### PROBLEM
Repeat the material verbatim and drop the pictures.

### INFORMATION SUPPLIED
================

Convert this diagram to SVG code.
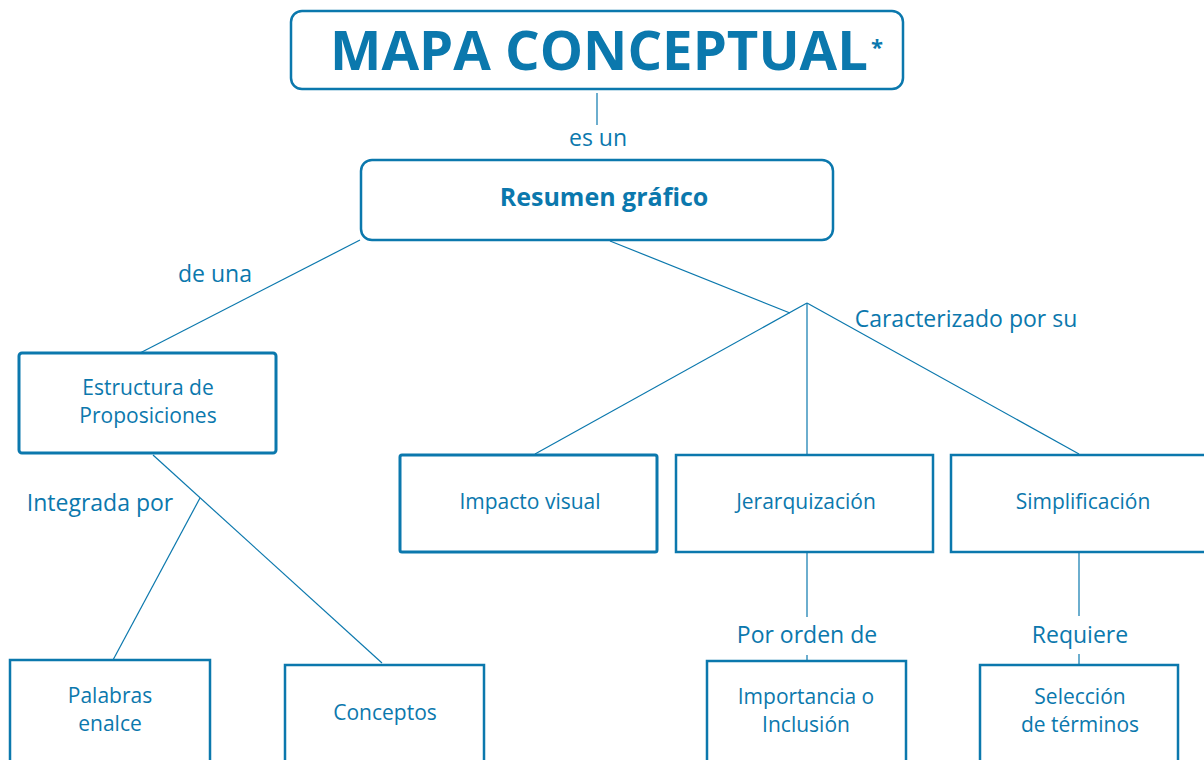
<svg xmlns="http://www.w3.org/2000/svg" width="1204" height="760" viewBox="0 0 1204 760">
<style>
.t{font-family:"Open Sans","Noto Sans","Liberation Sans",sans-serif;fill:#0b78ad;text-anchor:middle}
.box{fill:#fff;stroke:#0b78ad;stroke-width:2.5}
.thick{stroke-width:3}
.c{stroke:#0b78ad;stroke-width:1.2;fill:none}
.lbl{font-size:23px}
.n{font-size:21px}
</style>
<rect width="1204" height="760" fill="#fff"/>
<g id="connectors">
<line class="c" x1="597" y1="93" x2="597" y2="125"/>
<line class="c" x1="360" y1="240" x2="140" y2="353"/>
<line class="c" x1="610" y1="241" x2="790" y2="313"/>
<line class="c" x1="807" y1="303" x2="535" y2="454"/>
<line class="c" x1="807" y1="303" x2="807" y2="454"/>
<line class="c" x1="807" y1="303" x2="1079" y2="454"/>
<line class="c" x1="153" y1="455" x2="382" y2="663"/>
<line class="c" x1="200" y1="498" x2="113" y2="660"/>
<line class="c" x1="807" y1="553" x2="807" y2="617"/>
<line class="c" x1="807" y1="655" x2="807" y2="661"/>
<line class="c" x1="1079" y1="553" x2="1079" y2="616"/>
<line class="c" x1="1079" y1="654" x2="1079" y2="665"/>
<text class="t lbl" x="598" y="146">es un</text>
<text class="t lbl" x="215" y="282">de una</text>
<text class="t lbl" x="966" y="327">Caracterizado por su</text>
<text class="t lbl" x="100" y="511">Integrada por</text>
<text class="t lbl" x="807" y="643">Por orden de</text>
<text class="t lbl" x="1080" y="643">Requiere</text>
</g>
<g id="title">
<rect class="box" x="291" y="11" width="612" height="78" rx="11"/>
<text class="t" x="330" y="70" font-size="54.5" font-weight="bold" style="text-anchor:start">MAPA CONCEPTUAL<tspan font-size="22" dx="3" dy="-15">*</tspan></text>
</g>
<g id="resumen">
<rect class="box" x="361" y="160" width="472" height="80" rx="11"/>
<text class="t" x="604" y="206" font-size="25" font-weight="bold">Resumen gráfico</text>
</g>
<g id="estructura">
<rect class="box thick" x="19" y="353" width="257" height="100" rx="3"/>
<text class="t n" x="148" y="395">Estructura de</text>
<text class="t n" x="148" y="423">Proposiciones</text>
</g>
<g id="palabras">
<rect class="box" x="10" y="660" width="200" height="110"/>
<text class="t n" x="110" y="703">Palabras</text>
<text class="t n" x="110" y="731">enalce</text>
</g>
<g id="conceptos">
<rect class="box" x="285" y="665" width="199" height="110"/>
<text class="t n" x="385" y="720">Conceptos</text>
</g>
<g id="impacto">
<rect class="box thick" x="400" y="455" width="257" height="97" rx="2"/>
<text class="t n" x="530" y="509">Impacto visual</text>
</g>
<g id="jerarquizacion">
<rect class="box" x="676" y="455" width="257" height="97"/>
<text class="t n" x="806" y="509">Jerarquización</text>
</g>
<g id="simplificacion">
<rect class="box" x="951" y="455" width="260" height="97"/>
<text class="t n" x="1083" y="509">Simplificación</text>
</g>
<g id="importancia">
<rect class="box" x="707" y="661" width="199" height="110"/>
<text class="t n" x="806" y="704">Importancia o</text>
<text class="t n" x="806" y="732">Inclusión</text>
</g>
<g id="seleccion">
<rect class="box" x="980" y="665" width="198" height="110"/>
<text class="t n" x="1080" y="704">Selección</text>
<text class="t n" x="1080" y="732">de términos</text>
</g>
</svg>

================

### TASK SOLUTION
Convert this diagram to SVG code.
<svg xmlns="http://www.w3.org/2000/svg" width="1204" height="760" viewBox="0 0 1204 760">
<style>
.t{font-family:"Open Sans","Noto Sans","Liberation Sans",sans-serif;fill:#0b78ad;text-anchor:middle}
.box{fill:#fff;stroke:#0b78ad;stroke-width:2.5}
.thick{stroke-width:3}
.c{stroke:#0b78ad;stroke-width:1.2;fill:none}
.lbl{font-size:23px}
.n{font-size:21px}
</style>
<rect width="1204" height="760" fill="#fff"/>
<g id="connectors">
<line class="c" x1="597" y1="93" x2="597" y2="125"/>
<line class="c" x1="360" y1="240" x2="140" y2="353"/>
<line class="c" x1="610" y1="241" x2="790" y2="313"/>
<line class="c" x1="807" y1="303" x2="535" y2="454"/>
<line class="c" x1="807" y1="303" x2="807" y2="454"/>
<line class="c" x1="807" y1="303" x2="1079" y2="454"/>
<line class="c" x1="153" y1="455" x2="382" y2="663"/>
<line class="c" x1="200" y1="498" x2="113" y2="660"/>
<line class="c" x1="807" y1="553" x2="807" y2="617"/>
<line class="c" x1="807" y1="655" x2="807" y2="661"/>
<line class="c" x1="1079" y1="553" x2="1079" y2="616"/>
<line class="c" x1="1079" y1="654" x2="1079" y2="665"/>
<text class="t lbl" x="598" y="146">es un</text>
<text class="t lbl" x="215" y="282">de una</text>
<text class="t lbl" x="966" y="327">Caracterizado por su</text>
<text class="t lbl" x="100" y="511">Integrada por</text>
<text class="t lbl" x="807" y="643">Por orden de</text>
<text class="t lbl" x="1080" y="643">Requiere</text>
</g>
<g id="title">
<rect class="box" x="291" y="11" width="612" height="78" rx="11"/>
<text class="t" x="330" y="70" font-size="54.5" font-weight="bold" style="text-anchor:start">MAPA CONCEPTUAL<tspan font-size="22" dx="3" dy="-15">*</tspan></text>
</g>
<g id="resumen">
<rect class="box" x="361" y="160" width="472" height="80" rx="11"/>
<text class="t" x="604" y="206" font-size="25" font-weight="bold">Resumen gráfico</text>
</g>
<g id="estructura">
<rect class="box thick" x="19" y="353" width="257" height="100" rx="3"/>
<text class="t n" x="148" y="395">Estructura de</text>
<text class="t n" x="148" y="423">Proposiciones</text>
</g>
<g id="palabras">
<rect class="box" x="10" y="660" width="200" height="110"/>
<text class="t n" x="110" y="703">Palabras</text>
<text class="t n" x="110" y="731">enalce</text>
</g>
<g id="conceptos">
<rect class="box" x="285" y="665" width="199" height="110"/>
<text class="t n" x="385" y="720">Conceptos</text>
</g>
<g id="impacto">
<rect class="box thick" x="400" y="455" width="257" height="97" rx="2"/>
<text class="t n" x="530" y="509">Impacto visual</text>
</g>
<g id="jerarquizacion">
<rect class="box" x="676" y="455" width="257" height="97"/>
<text class="t n" x="806" y="509">Jerarquización</text>
</g>
<g id="simplificacion">
<rect class="box" x="951" y="455" width="260" height="97"/>
<text class="t n" x="1083" y="509">Simplificación</text>
</g>
<g id="importancia">
<rect class="box" x="707" y="661" width="199" height="110"/>
<text class="t n" x="806" y="704">Importancia o</text>
<text class="t n" x="806" y="732">Inclusión</text>
</g>
<g id="seleccion">
<rect class="box" x="980" y="665" width="198" height="110"/>
<text class="t n" x="1080" y="704">Selección</text>
<text class="t n" x="1080" y="732">de términos</text>
</g>
</svg>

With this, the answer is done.